Beim Nachrechnen fällt mir auf, dass ich seit geschlagenen 40 Stunden sitze – kein Wunder, dass meine Beine und Füße geschwollen sind und weh tun! Ich döse ein wenig – habe aber gleichzeitig Angst, komplett einzuschlafen und Grootfontein zu verpassen –  rutsche auf meinem Sitz hin und her, esse aus Langeweile zwei vollkommen geschmacklose Äpfel und zähle die Minuten rückwärts...

E ist ca. 0:30 Uhr als wir schließlich und endlich in Grootfontein ankommen. Natürlich hält der Bus nicht an der Tankstelle, bei der Heike gesagt hatte, dass ich aussteigen soll, sondern an der anderen Seite des Ortes...
Wie verabredet rufe ich Heike auf ihrem Handy an und Ansgar verspricht, mir zu Fuß entgegen zu gehen.
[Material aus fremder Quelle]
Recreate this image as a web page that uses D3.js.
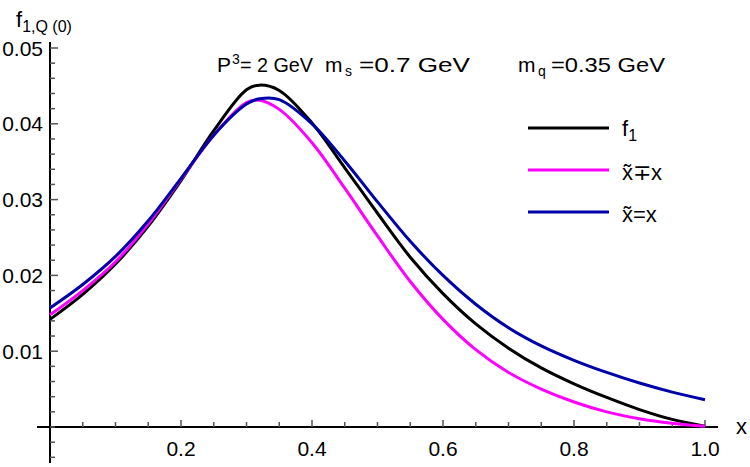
<!DOCTYPE html>
<html>
<head>
<meta charset="utf-8">
<script src="https://d3js.org/d3.v7.min.js"></script>
<style>
  body { margin: 0; background: #fff; }
  text { font-family: "Liberation Sans", Arial, sans-serif; fill: #000; }
</style>
</head>
<body>
<script>
var w = 750, h = 467;

// x grid shared by the three curves
var xs = [0, 0.05, 0.1, 0.15, 0.2, 0.25, 0.3, 0.32, 0.35, 0.4, 0.45, 0.5, 0.55, 0.6, 0.65, 0.7, 0.75, 0.8, 0.85, 0.9, 0.95, 1.0];
var f1 = [0.0142, 0.0175, 0.0215, 0.0265, 0.0325, 0.0391, 0.0445, 0.0451, 0.0444, 0.0401, 0.0342, 0.0282, 0.0224, 0.0176, 0.0136, 0.0104, 0.0078, 0.0057, 0.0039, 0.0023, 0.0010, 0.0001];
var xNeq = [0.0148, 0.0180, 0.0218, 0.0268, 0.0327, 0.0385, 0.0428, 0.0431, 0.0419, 0.0375, 0.0315, 0.0252, 0.0192, 0.0142, 0.0102, 0.0072, 0.0050, 0.0033, 0.0020, 0.0011, 0.0005, 0.0001];
var xEq = [0.0157, 0.0188, 0.0225, 0.0272, 0.0328, 0.0385, 0.0426, 0.0433, 0.0432, 0.0400, 0.0351, 0.0297, 0.0245, 0.0200, 0.0162, 0.0131, 0.0107, 0.0088, 0.0072, 0.0058, 0.0046, 0.0036];

var xTicks = [0.2, 0.4, 0.6, 0.8, 1.0];
var yTicks = [0.01, 0.02, 0.03, 0.04, 0.05];
var xMinor = d3.range(1, 21).map(function(i) { return i * 0.05; });
var yMinor = d3.range(-2, 26).map(function(i) { return i * 0.002; });

var series = [
    {name: 'f1', values: f1, color: '#000000'},
    {name: 'neq', values: xNeq, color: '#ff00ff'},
    {name: 'eq', values: xEq, color: '#0000a8'}
];

var xScale = d3.scaleLinear().domain([0, 1]).range([50, 705]);
var yScale = d3.scaleLinear().domain([0, 0.05]).range([427, 48]);
var x0 = xScale(0), y0 = yScale(0);

var svg = d3.select('body').append('svg')
    .attr('width', w)
    .attr('height', h)
    .style('display', 'block');

function isMajor(list, d) {
    return list.some(function(t) { return Math.abs(t - d) < 1e-6; });
}

// axis lines
svg.append('path')
    .attr('d', 'M37,' + y0 + 'H718M' + x0 + ',42V463')
    .attr('fill', 'none')
    .attr('stroke', '#000')
    .attr('stroke-width', 2);

// ticks as small filled bars pointing into the plot
svg.append('g').selectAll('rect')
    .data(xMinor)
    .enter()
    .append('rect')
    .attr('x', function(d) { return xScale(d) - 0.75; })
    .attr('width', 1.5)
    .attr('y', function(d) { return y0 - (isMajor(xTicks, d) ? 7 : 5); })
    .attr('height', function(d) { return isMajor(xTicks, d) ? 7 : 5; })
    .attr('fill', '#555');

svg.append('g').selectAll('rect')
    .data(yMinor)
    .enter()
    .append('rect')
    .attr('x', x0)
    .attr('width', function(d) { return isMajor(yTicks, d) ? 8 : 5; })
    .attr('y', function(d) { return yScale(d) - 0.75; })
    .attr('height', 1.5)
    .attr('fill', '#555');

// tick labels
svg.append('g').selectAll('text')
    .data(xTicks)
    .enter()
    .append('text')
    .attr('x', function(d) { return xScale(d); })
    .attr('y', y0 + 29)
    .attr('text-anchor', 'middle')
    .attr('font-size', '21px')
    .text(d3.format('.1f'));

svg.append('g').selectAll('text')
    .data(yTicks)
    .enter()
    .append('text')
    .attr('x', x0 - 7)
    .attr('y', function(d) { return yScale(d) + 7.5; })
    .attr('text-anchor', 'end')
    .attr('font-size', '21px')
    .text(d3.format('.2f'));

// curves
var line = d3.line()
    .x(function(d, i) { return xScale(xs[i]); })
    .y(function(d) { return yScale(d); })
    .curve(d3.curveCatmullRom.alpha(0.5));

svg.selectAll('path.curve')
    .data(series)
    .enter()
    .append('path')
    .attr('class', 'curve')
    .attr('d', function(d) { return line(d.values); })
    .attr('fill', 'none')
    .attr('stroke', function(d) { return d.color; })
    .attr('stroke-width', 3);

// axis titles
svg.append('text').attr('x', 736).attr('y', 434).attr('font-size', '22px').text('x');

var yt = svg.append('text').attr('x', 16).attr('y', 27).attr('font-size', '22px');
yt.append('tspan').text('f');
yt.append('tspan').attr('dy', 5).attr('font-size', '16px').text('1,Q (0)');

// parameter annotation
var annY = 72;
function ann(x, str, size, dy, len) {
    var t = svg.append('text')
        .attr('x', x)
        .attr('y', annY + dy)
        .attr('font-size', size + 'px')
        .text(str);
    if (len) t.attr('textLength', len).attr('lengthAdjust', 'spacingAndGlyphs');
}
ann(217, 'P', 21, 0);
ann(232, '3', 14, -8);
ann(240, '= 2 GeV', 21, 0, 73);
ann(325, 'm', 21, 0);
ann(345, 's', 14, 4);
ann(359, '=0.7 GeV', 21, 0, 111);
ann(518, 'm', 21, 0);
ann(538, 'q', 14, 4);
ann(551, '=0.35 GeV', 21, 0, 114);

// legend
var legendY = [128, 170, 212];
var lg = svg.selectAll('g.legend')
    .data(series)
    .enter()
    .append('g')
    .attr('class', 'legend')
    .attr('transform', function(d, i) { return 'translate(528,' + legendY[i] + ')'; });

lg.append('line')
    .attr('x1', 0).attr('x2', 81)
    .attr('stroke', function(d) { return d.color; })
    .attr('stroke-width', 3);

lg.each(function(d) {
    var t = d3.select(this).append('text').attr('x', 94).attr('y', 10).attr('font-size', '22px');
    if (d.name === 'f1') {
        t.attr('y', 8);
        t.append('tspan').text('f');
        t.append('tspan').attr('dy', 5).attr('font-size', '16px').text('1');
    } else if (d.name === 'neq') {
        t.text('x\u0303\u2213x');
    } else {
        t.text('x\u0303=x');
    }
});
</script>
</body>
</html>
Ich habe einen Verdacht, in welche Richtung ich gehen müßte, will um 0:30 Uhr morgens aber auch nicht das Risiko eingehen, Ansgar zu verpassen und bleibe also lieber einfach an der Tankstelle sitzen. Und wie gut das tut, die Beine mal ebenerdig auszustrecken!!!

Nach einer ¼ Stunde kommt Ansgar dann auch. Trotz meiner knapp 20 kg Gepäck bin ich froh, ein paar Schritt gehen zu können. Nach ca. 1 km haben wir den Zeltplatz erreicht. Heike und Ansgar haben ein geräumiges, 3,20 m x 3,20 m großes Zelt geliehen, in dem auch für mich schon eine Matratze liegt. Obwohl ich tot müde bin und eigentlich nur noch schlafen will, fühle ich mich nach der langen Reise so dreckig, dass ich doch noch schnell unter die Dusch muß, bevor ich mich endlich hinlegen und ausstrecken kann und ganz schnell einschlafe!